An evaluation of ‘ChatGPT’ Compared to Dermatological Surgeons’ Choice of Reconstruction of Mohs Surgical Defects
Adrian Cuellar-Barboza, Elizabeth Brussolo-Marroquín, Fanny C Cordero-Martinez, Patrizia E Aguilar-Calderon, Osvaldo Vazquez-Martinez, Jorge Ocampo-CandianiAbstract
Background
ChatGPT® (OpenAI; California, USA) is an open-access chatbot developed using artificial intelligence (AI) that generates human-like responses.
Objective
To evaluate the ChatGPT-4’s concordance with three dermatologic surgeons on reconstructions for dermatological surgical defects.
Methods
A total of 70 cases of non-melanoma skin cancer treated with surgery were obtained from clinical records for analysis. A list of 30 reconstruction options was designed by the main authors which included primary closure, secondary skin closure, skin flaps and skin grafts. Three blinded dermatologic surgeons, along with ChatGPT-4, were asked to select two reconstruction options from the list.
Results
Seventy responses were analyzed using Cohen’s kappa looking for concordance between each dermatologist and ChatGPT. The level of agreement among dermatologic surgeons was higher compared to that between dermatologic surgeons and ChatGPT, highlighting differences in decision-making. In the best reconstruction technique, the results indicated a fair level of agreement among the dermatologists ranging between κ 0.268 and 0.331. However, the concordance with ChatGPT-4 and the dermatologists was slight with κ values from 0.107 to 0.121. In the analysis of the second-choice options, the dermatologists showed slight agreement.
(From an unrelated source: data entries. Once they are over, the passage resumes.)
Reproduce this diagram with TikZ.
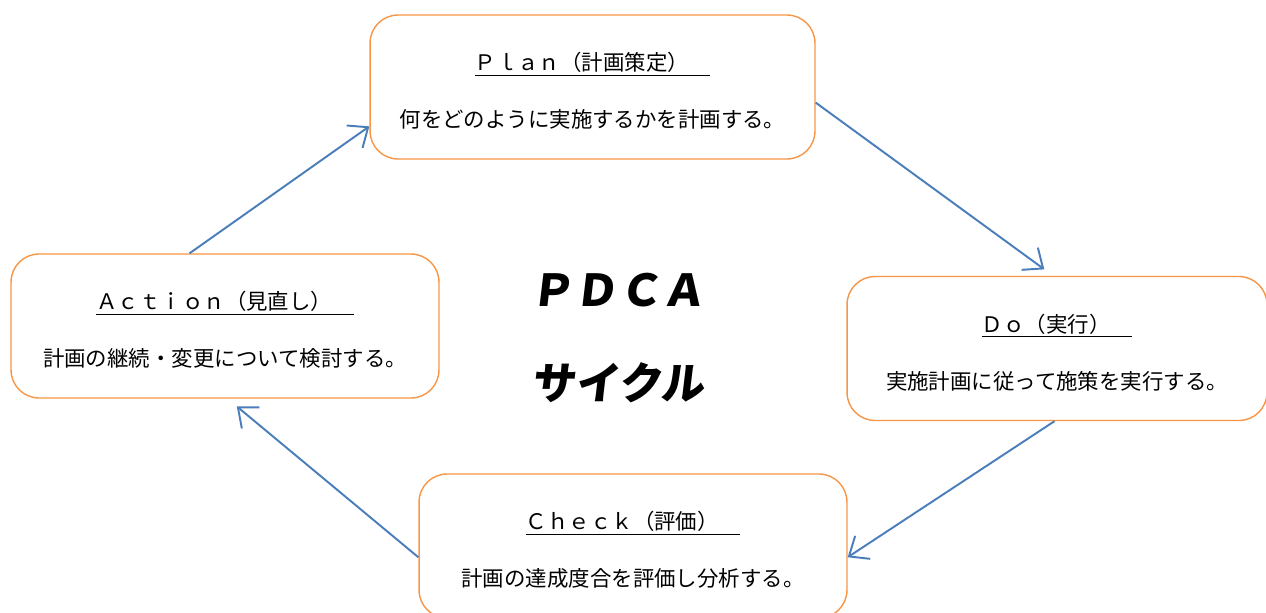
\documentclass[tikz,border=0pt]{standalone}
\usepackage{fontspec}
\setmainfont{Noto Sans CJK JP}
\newfontfamily\popfont[FakeSlant=0.12]{Noto Sans CJK JP Black}
\usetikzlibrary{arrows.meta}
\definecolor{boxorange}{RGB}{247,150,70}
\definecolor{arrowblue}{RGB}{74,126,187}
\newcommand{\steptitle}[1]{\rule{0pt}{15pt}\underline{#1　}}

\begin{document}
\begin{tikzpicture}[x=0.02cm,y=-0.02cm,
  stepbox/.style={draw=boxorange,line width=0.8pt,rounded corners=0.56cm,fill=white,
    align=center,minimum height=2.88cm,inner sep=0pt,font=\fontsize{12.2}{15}\selectfont},
  cyc/.style={draw=arrowblue,line width=1.1pt,-{Straight Barb[length=3.3mm,width=5.5mm]}},
  bigtext/.style={font=\popfont\fontsize{25}{30}\selectfont}]
  \useasboundingbox (0,0) rectangle (1266,612);
  % the four steps
  \node[stepbox,minimum width=8.9cm] (plan) at (592.5,87)
    {\steptitle{Ｐｌａｎ（計画策定）}\\[17.5pt]何をどのように実施するかを計画する。};
  \node[stepbox,minimum width=8.4cm] (do) at (1057,348.5)
    {\steptitle{Ｄｏ（実行）}\\[17.5pt]実施計画に従って施策を実行する。};
  \node[stepbox,minimum width=8.56cm] (check) at (633,546)
    {\steptitle{Ｃｈｅｃｋ（評価）}\\[17.5pt]計画の達成度合を評価し分析する。};
  \node[stepbox,minimum width=8.56cm] (act) at (225,326)
    {\steptitle{Ａｃｔｉｏｎ（見直し）}\\[17.5pt]計画の継続・変更について検討する。};
  % centre text
  \node[bigtext] (pdca) at (618,290) {ＰＤＣＡ};
  \node[bigtext] (cycle) at (618,383) {サイクル};
  % arrows
  \draw[cyc] (act.116) -- (plan.190);
  \draw[cyc,shorten >=0.22cm] (plan.-4.6) -- (do.93);
  \draw[cyc] (do.268.4) -- (check.-3.2);
  \draw[cyc,shorten >=0.24cm] (check.183.7) -- (act.272.4);
\end{tikzpicture}
\end{document}
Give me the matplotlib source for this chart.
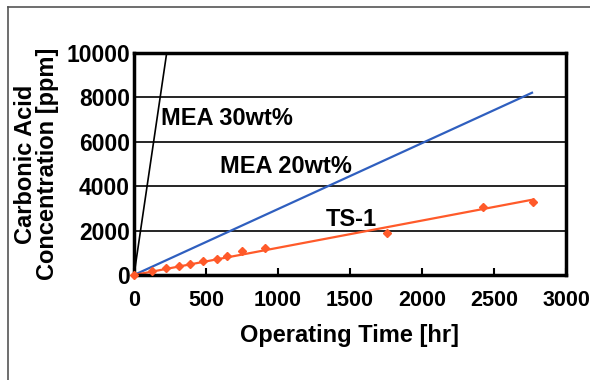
import matplotlib.pyplot as plt
from matplotlib.lines import Line2D

# データ
mea30_t = [0, 227]
mea30_c = [0, 10000]
mea20_t = [0, 2764]
mea20_c = [0, 8210]
ts1_t = [0, 123, 220, 315, 389, 481, 574, 644, 748, 910, 1755, 2421, 2773]
ts1_c = [0, 180, 300, 420, 480, 615, 735, 870, 1095, 1215, 1875, 3080, 3300]
ts1_fit_t = [0, 2773]
ts1_fit_c = [0, 3400]
x_ticks = [0, 500, 1000, 1500, 2000, 2500, 3000]
y_ticks = [0, 2000, 4000, 6000, 8000, 10000]

plt.rcParams['font.family'] = ['Liberation Sans', 'DejaVu Sans']
plt.rcParams['font.weight'] = 'bold'

fig = plt.figure(figsize=(5.9, 3.8), dpi=100)
ax = fig.add_axes([134/590, 1-275/380, 432/590, 222/380])

# 枠線
fig.add_artist(Line2D([8/590, 8/590], [0, 1-7/380], color='#555555', lw=1.2))
fig.add_artist(Line2D([8/590, 1], [1-7/380, 1-7/380], color='#555555', lw=1.2))

ax.plot(mea30_t, mea30_c, color='black', lw=1.2, clip_on=True)
ax.plot(mea20_t, mea20_c, color='#2f5fbf', lw=1.6)
ax.plot(ts1_fit_t, ts1_fit_c, color='#ff5a2a', lw=1.6)
ax.plot(ts1_t, ts1_c, linestyle='none', marker='D', ms=4.5, color='#ff5a2a', clip_on=False, zorder=5)

ax.set_xlim(0, 3000)
ax.set_ylim(0, 10000)
ax.set_xticks(x_ticks)
ax.set_yticks(y_ticks)
ax.yaxis.grid(True, color='black', lw=1.2)
ax.set_axisbelow(True)
ax.tick_params(axis='x', direction='in', length=5, width=1.5, labelsize=15.5, pad=11)
ax.tick_params(axis='y', length=0, labelsize=16.5, pad=3)
for s in ax.spines.values():
    s.set_linewidth(2.5)

ax.text(185, 7050, 'MEA 30wt%', fontsize=17, fontweight='bold', va='center')
ax.text(600, 4900, 'MEA 20wt%', fontsize=17, fontweight='bold', va='center')
ax.text(1330, 2500, 'TS-1', fontsize=17, fontweight='bold', va='center')

ax.set_xlabel('Operating Time [hr]', fontsize=17, fontweight='bold', labelpad=9)
ax.set_ylabel('Carbonic Acid\nConcentration [ppm]', fontsize=17, fontweight='bold', labelpad=5, linespacing=0.95)

fig.savefig('out.png', dpi=100)
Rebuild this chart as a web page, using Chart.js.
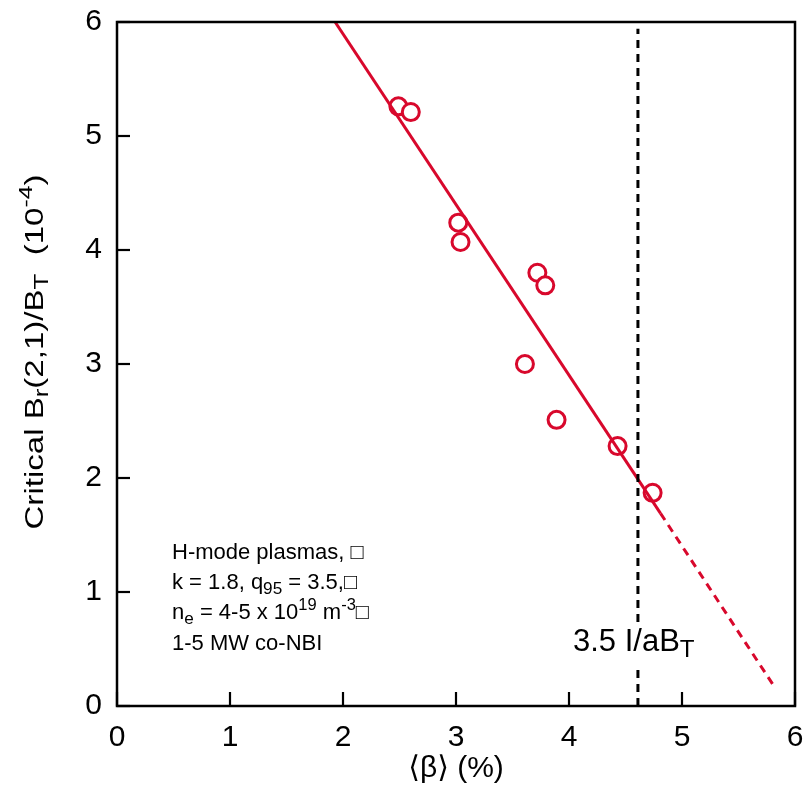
<!DOCTYPE html>
<html>
<head>
<meta charset="utf-8">
<script src="https://cdn.jsdelivr.net/npm/chart.js@4"></script>
<style>
  html, body { margin: 0; padding: 0; background: #fff; }
  #wrap { width: 807px; height: 806px; }
</style>
</head>
<body>
<div id="wrap"><canvas id="betaChart" width="807" height="806"></canvas></div>
<script>
// data
const betaVals = [2.49, 2.60, 3.02, 3.04, 3.72, 3.79, 3.61, 3.89, 4.43, 4.74];
const brVals   = [5.26, 5.21, 4.24, 4.07, 3.80, 3.69, 3.00, 2.51, 2.28, 1.87];
const fitSolidX = [1.93, 4.81];
const fitSolidY = [6.00, 1.69];
const fitDashX = [4.81, 5.83];
const fitDashY = [1.69, 0.15];
const limitX = [4.61, 4.61];
const limitY = [0, 5.94];
const xTicks = [0, 1, 2, 3, 4, 5, 6];
const yTicks = [0, 1, 2, 3, 4, 5, 6];

const RED = '#d8082c';
const FONT = '"Liberation Sans", Arial, "DejaVu Sans", sans-serif';

function pairs(xs, ys) {
  return xs.map((x, i) => ({ x: x, y: ys[i] }));
}

// draw text made of normal / sub / sup pieces
function drawRuns(ctx, x, y, runs, size) {
  let cx = x;
  runs.forEach(r => {
    const kind = r[1] || 'n';
    let s = size, dy = 0;
    if (kind === 'sub') { s = size * 0.78; dy = size * 0.28; }
    if (kind === 'sup') { s = size * 0.75; dy = -size * 0.36; }
    ctx.font = s + 'px ' + FONT;
    ctx.fillText(r[0], cx, y + dy);
    cx += ctx.measureText(r[0]).width;
  });
  return cx - x;
}
function runsWidth(ctx, runs, size) {
  let w = 0;
  runs.forEach(r => {
    const kind = r[1] || 'n';
    const s = kind === 'n' ? size : (kind === 'sub' ? size * 0.78 : size * 0.75);
    ctx.font = s + 'px ' + FONT;
    w += ctx.measureText(r[0]).width;
  });
  return w;
}

const decorPlugin = {
  id: 'decor',
  afterDraw(chart) {
    const ctx = chart.ctx;
    const a = chart.chartArea;
    const xs = chart.scales.x, ys = chart.scales.y;
    ctx.save();
    // frame
    ctx.strokeStyle = '#000';
    ctx.lineWidth = 2.5;
    ctx.strokeRect(a.left, a.top, a.right - a.left, a.bottom - a.top);
    // inward ticks
    ctx.lineWidth = 2.2;
    xTicks.forEach(v => {
      const px = xs.getPixelForValue(v);
      ctx.beginPath(); ctx.moveTo(px, a.bottom); ctx.lineTo(px, a.bottom - 14); ctx.stroke();
    });
    yTicks.forEach(v => {
      const py = ys.getPixelForValue(v);
      ctx.beginPath(); ctx.moveTo(a.left, py); ctx.lineTo(a.left + 13, py); ctx.stroke();
    });

    ctx.fillStyle = '#000';
    ctx.textBaseline = 'middle';
    ctx.textAlign = 'left';

    // x title
    ctx.font = '30px ' + FONT;
    ctx.textAlign = 'center';
    ctx.fillText('\u27E8\u03B2\u27E9 (%)', (a.left + a.right) / 2, 769);
    ctx.textAlign = 'left';

    // y title (rotated, stretched along its length like the original)
    const yRuns = [['Critical B'], ['r', 'sub'], ['(2,1)/B'], ['T', 'sub'], ['  (10'], ['-4', 'sup'], [')']];
    ctx.save();
    ctx.translate(36, 352);
    ctx.rotate(-Math.PI / 2);
    const w = runsWidth(ctx, yRuns, 25);
    ctx.scale(355 / w, 1);
    drawRuns(ctx, -w / 2, 0, yRuns, 25);
    ctx.restore();

    // annotation block
    const fs = 22;
    drawRuns(ctx, 172, 553, [['H-mode plasmas, \u25A1']], fs);
    drawRuns(ctx, 172, 583, [['k = 1.8, q'], ['95', 'sub'], [' = 3.5,\u25A1']], fs);
    drawRuns(ctx, 172, 613, [['n'], ['e', 'sub'], [' = 4-5 x 10'], ['19', 'sup'], [' m'], ['-3', 'sup'], ['\u25A1']], fs);
    drawRuns(ctx, 172, 644, [['1-5 MW co-NBI']], fs);

    // limit label, on a white patch that hides the dashed line behind it
    const labRuns = [['3.5 I/aB'], ['T', 'sub']];
    const lw = runsWidth(ctx, labRuns, 31);
    ctx.fillStyle = '#fff';
    ctx.fillRect(570, 622, lw + 8, 44);
    ctx.fillStyle = '#000';
    drawRuns(ctx, 573, 642, labRuns, 31);
    ctx.restore();
  }
};

const ctx = document.getElementById('betaChart').getContext('2d');
const betaChart = new Chart(ctx, {
  type: 'scatter',
  data: {
    datasets: [
      {
        label: 'limit',
        type: 'line',
        data: pairs(limitX, limitY),
        borderColor: '#000',
        borderWidth: 3,
        borderDash: [8, 6],
        pointRadius: 0,
        fill: false
      },
      {
        label: 'fit',
        type: 'line',
        data: pairs(fitSolidX, fitSolidY),
        borderColor: RED,
        borderWidth: 3,
        pointRadius: 0,
        fill: false
      },
      {
        label: 'fit extrapolated',
        type: 'line',
        data: pairs(fitDashX, fitDashY),
        borderColor: RED,
        borderWidth: 3,
        borderDash: [8, 6],
        pointRadius: 0,
        fill: false
      },
      {
        label: 'data',
        data: pairs(betaVals, brVals),
        pointStyle: 'circle',
        pointRadius: 8.5,
        pointBorderWidth: 3,
        pointBorderColor: RED,
        pointBackgroundColor: '#fff',
        showLine: false
      }
    ]
  },
  options: {
    responsive: false,
    animation: false,
    layout: { padding: { top: 22, right: 12, left: 0, bottom: 0 } },
    plugins: {
      legend: { display: false },
      tooltip: { enabled: false }
    },
    scales: {
      x: {
        type: 'linear',
        min: 0, max: 6,
        afterBuildTicks: s => { s.ticks = xTicks.map(v => ({ value: v })); },
        ticks: { color: '#000', font: { size: 30, family: FONT }, padding: 14, maxRotation: 0 },
        grid: { drawOnChartArea: false, drawTicks: false },
        border: { display: false },
        afterFit: s => { s.height = 100; s.paddingLeft = 0; s.paddingRight = 0; }
      },
      y: {
        type: 'linear',
        min: 0, max: 6,
        afterBuildTicks: s => { s.ticks = yTicks.map(v => ({ value: v })); },
        ticks: { color: '#000', font: { size: 30, family: FONT }, padding: 15 },
        grid: { drawOnChartArea: false, drawTicks: false },
        border: { display: false },
        afterFit: s => { s.width = 117; s.paddingTop = 0; s.paddingBottom = 0; }
      }
    }
  },
  plugins: [decorPlugin]
});
</script>
</body>
</html>
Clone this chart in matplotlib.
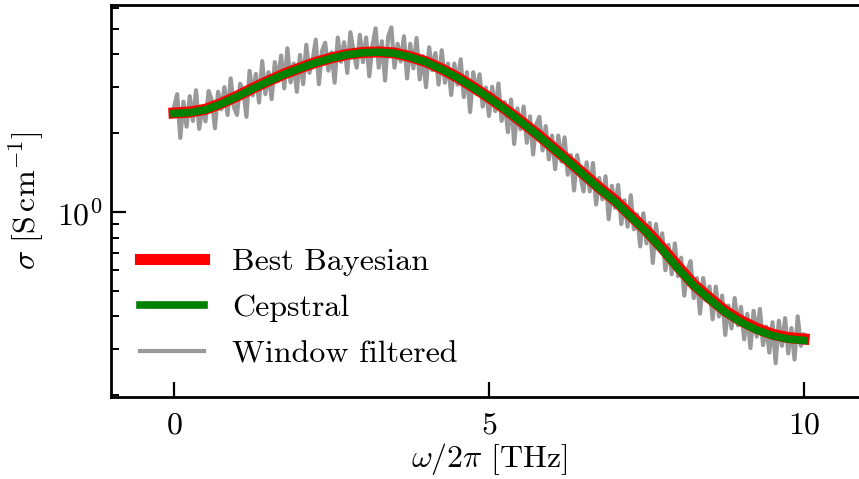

In contrast, the level of concordance between ChatGPT-4 and the dermatologists was below chance.
Conclusions
As anticipated, this study reveals variability in medical decisions between dermatologic surgeons and ChatGPT. Although these tools offer exciting possibilities for the future, it's vital to acknowledge the risk of inadvertently rely on non-certified AI for medical advice.